_DIRECTIVE_
Copy each record exactly as it reads, leaving out any pictures it holds.

Code that draws figures:
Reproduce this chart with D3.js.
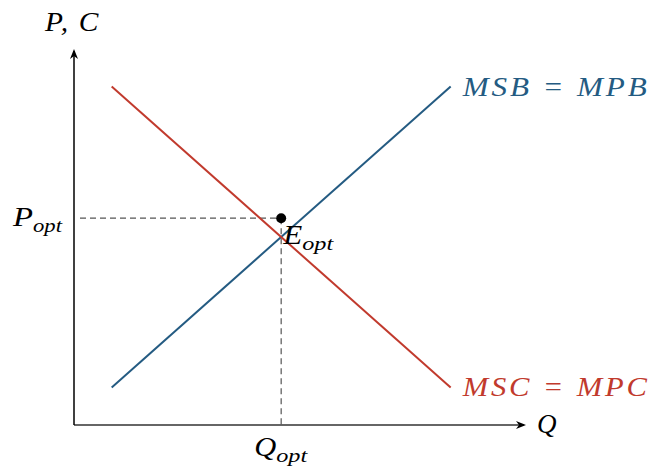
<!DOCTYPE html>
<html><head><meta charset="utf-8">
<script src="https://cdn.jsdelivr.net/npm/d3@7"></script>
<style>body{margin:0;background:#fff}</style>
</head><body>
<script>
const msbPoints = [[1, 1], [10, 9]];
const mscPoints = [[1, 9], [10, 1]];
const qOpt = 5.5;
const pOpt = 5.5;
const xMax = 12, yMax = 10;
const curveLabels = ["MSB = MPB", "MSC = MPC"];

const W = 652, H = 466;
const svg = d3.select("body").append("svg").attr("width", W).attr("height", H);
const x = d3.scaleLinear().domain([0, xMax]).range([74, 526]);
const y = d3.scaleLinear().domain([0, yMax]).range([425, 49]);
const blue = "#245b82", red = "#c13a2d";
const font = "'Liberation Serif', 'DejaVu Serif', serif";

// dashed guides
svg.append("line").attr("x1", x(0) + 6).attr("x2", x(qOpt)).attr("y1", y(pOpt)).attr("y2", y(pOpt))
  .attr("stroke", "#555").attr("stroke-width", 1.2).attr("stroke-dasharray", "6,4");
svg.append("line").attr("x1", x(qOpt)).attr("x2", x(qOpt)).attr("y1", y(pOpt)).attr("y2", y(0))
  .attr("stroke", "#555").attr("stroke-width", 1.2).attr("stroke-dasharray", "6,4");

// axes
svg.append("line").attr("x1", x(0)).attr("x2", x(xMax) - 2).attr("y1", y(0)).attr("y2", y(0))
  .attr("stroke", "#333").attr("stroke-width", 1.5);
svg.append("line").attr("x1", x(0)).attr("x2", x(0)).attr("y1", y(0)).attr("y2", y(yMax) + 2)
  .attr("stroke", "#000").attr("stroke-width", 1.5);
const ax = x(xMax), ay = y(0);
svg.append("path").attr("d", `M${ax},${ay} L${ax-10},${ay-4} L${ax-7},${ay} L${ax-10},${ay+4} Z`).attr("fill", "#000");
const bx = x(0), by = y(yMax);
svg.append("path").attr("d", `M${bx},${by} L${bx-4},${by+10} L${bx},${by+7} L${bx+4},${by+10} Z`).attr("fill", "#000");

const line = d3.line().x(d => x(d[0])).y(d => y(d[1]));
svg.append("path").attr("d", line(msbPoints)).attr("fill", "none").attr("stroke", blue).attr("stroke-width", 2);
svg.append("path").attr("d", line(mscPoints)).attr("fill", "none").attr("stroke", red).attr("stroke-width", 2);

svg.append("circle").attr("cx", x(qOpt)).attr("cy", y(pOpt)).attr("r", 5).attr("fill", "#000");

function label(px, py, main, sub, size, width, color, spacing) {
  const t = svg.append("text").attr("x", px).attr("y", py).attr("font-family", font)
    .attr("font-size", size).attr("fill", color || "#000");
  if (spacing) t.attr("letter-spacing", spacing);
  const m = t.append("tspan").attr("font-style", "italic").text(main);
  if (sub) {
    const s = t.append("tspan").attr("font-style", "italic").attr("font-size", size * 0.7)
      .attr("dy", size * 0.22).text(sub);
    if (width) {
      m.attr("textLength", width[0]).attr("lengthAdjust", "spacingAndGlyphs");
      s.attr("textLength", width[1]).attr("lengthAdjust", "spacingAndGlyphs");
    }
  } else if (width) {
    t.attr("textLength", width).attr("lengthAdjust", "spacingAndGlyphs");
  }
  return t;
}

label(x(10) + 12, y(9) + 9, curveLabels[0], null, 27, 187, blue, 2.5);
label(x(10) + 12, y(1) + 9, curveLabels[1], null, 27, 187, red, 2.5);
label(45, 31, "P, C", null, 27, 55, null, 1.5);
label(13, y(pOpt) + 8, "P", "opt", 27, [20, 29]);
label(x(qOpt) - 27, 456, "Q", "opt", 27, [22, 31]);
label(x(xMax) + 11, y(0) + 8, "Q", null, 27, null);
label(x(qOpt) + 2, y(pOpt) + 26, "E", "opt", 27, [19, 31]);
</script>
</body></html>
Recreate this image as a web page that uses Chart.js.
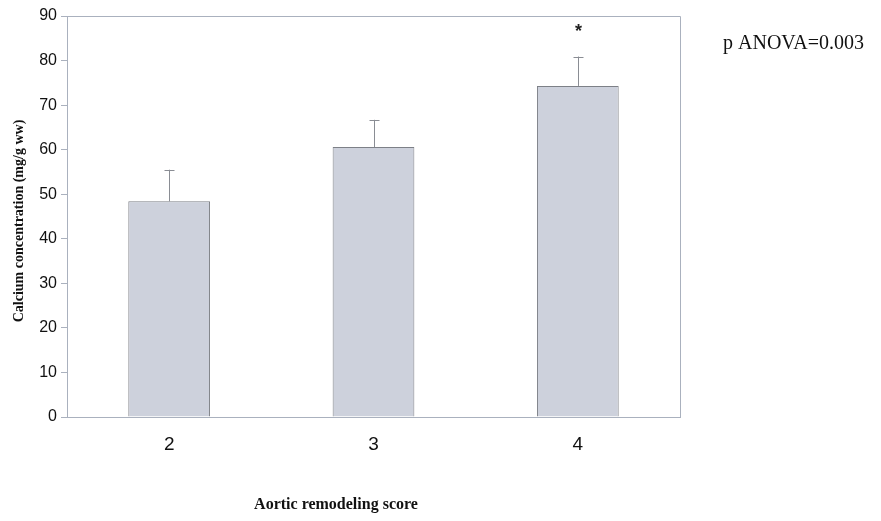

_IN RESPONSE_
Reproduce this chart with D3.js.
<!DOCTYPE html>
<html><head><meta charset="utf-8">
<script src="https://cdn.jsdelivr.net/npm/d3@7"></script>
<style>body{margin:0;background:#fff}</style>
</head><body>
<script>
const msbPoints = [[1, 1], [10, 9]];
const mscPoints = [[1, 9], [10, 1]];
const qOpt = 5.5;
const pOpt = 5.5;
const xMax = 12, yMax = 10;
const curveLabels = ["MSB = MPB", "MSC = MPC"];

const W = 652, H = 466;
const svg = d3.select("body").append("svg").attr("width", W).attr("height", H);
const x = d3.scaleLinear().domain([0, xMax]).range([74, 526]);
const y = d3.scaleLinear().domain([0, yMax]).range([425, 49]);
const blue = "#245b82", red = "#c13a2d";
const font = "'Liberation Serif', 'DejaVu Serif', serif";

// dashed guides
svg.append("line").attr("x1", x(0) + 6).attr("x2", x(qOpt)).attr("y1", y(pOpt)).attr("y2", y(pOpt))
  .attr("stroke", "#555").attr("stroke-width", 1.2).attr("stroke-dasharray", "6,4");
svg.append("line").attr("x1", x(qOpt)).attr("x2", x(qOpt)).attr("y1", y(pOpt)).attr("y2", y(0))
  .attr("stroke", "#555").attr("stroke-width", 1.2).attr("stroke-dasharray", "6,4");

// axes
svg.append("line").attr("x1", x(0)).attr("x2", x(xMax) - 2).attr("y1", y(0)).attr("y2", y(0))
  .attr("stroke", "#333").attr("stroke-width", 1.5);
svg.append("line").attr("x1", x(0)).attr("x2", x(0)).attr("y1", y(0)).attr("y2", y(yMax) + 2)
  .attr("stroke", "#000").attr("stroke-width", 1.5);
const ax = x(xMax), ay = y(0);
svg.append("path").attr("d", `M${ax},${ay} L${ax-10},${ay-4} L${ax-7},${ay} L${ax-10},${ay+4} Z`).attr("fill", "#000");
const bx = x(0), by = y(yMax);
svg.append("path").attr("d", `M${bx},${by} L${bx-4},${by+10} L${bx},${by+7} L${bx+4},${by+10} Z`).attr("fill", "#000");

const line = d3.line().x(d => x(d[0])).y(d => y(d[1]));
svg.append("path").attr("d", line(msbPoints)).attr("fill", "none").attr("stroke", blue).attr("stroke-width", 2);
svg.append("path").attr("d", line(mscPoints)).attr("fill", "none").attr("stroke", red).attr("stroke-width", 2);

svg.append("circle").attr("cx", x(qOpt)).attr("cy", y(pOpt)).attr("r", 5).attr("fill", "#000");

function label(px, py, main, sub, size, width, color, spacing) {
  const t = svg.append("text").attr("x", px).attr("y", py).attr("font-family", font)
    .attr("font-size", size).attr("fill", color || "#000");
  if (spacing) t.attr("letter-spacing", spacing);
  const m = t.append("tspan").attr("font-style", "italic").text(main);
  if (sub) {
    const s = t.append("tspan").attr("font-style", "italic").attr("font-size", size * 0.7)
      .attr("dy", size * 0.22).text(sub);
    if (width) {
      m.attr("textLength", width[0]).attr("lengthAdjust", "spacingAndGlyphs");
      s.attr("textLength", width[1]).attr("lengthAdjust", "spacingAndGlyphs");
    }
  } else if (width) {
    t.attr("textLength", width).attr("lengthAdjust", "spacingAndGlyphs");
  }
  return t;
}

label(x(10) + 12, y(9) + 9, curveLabels[0], null, 27, 187, blue, 2.5);
label(x(10) + 12, y(1) + 9, curveLabels[1], null, 27, 187, red, 2.5);
label(45, 31, "P, C", null, 27, 55, null, 1.5);
label(13, y(pOpt) + 8, "P", "opt", 27, [20, 29]);
label(x(qOpt) - 27, 456, "Q", "opt", 27, [22, 31]);
label(x(xMax) + 11, y(0) + 8, "Q", null, 27, null);
label(x(qOpt) + 2, y(pOpt) + 26, "E", "opt", 27, [19, 31]);
</script>
</body></html>
Recreate this image as a web page that uses Chart.js.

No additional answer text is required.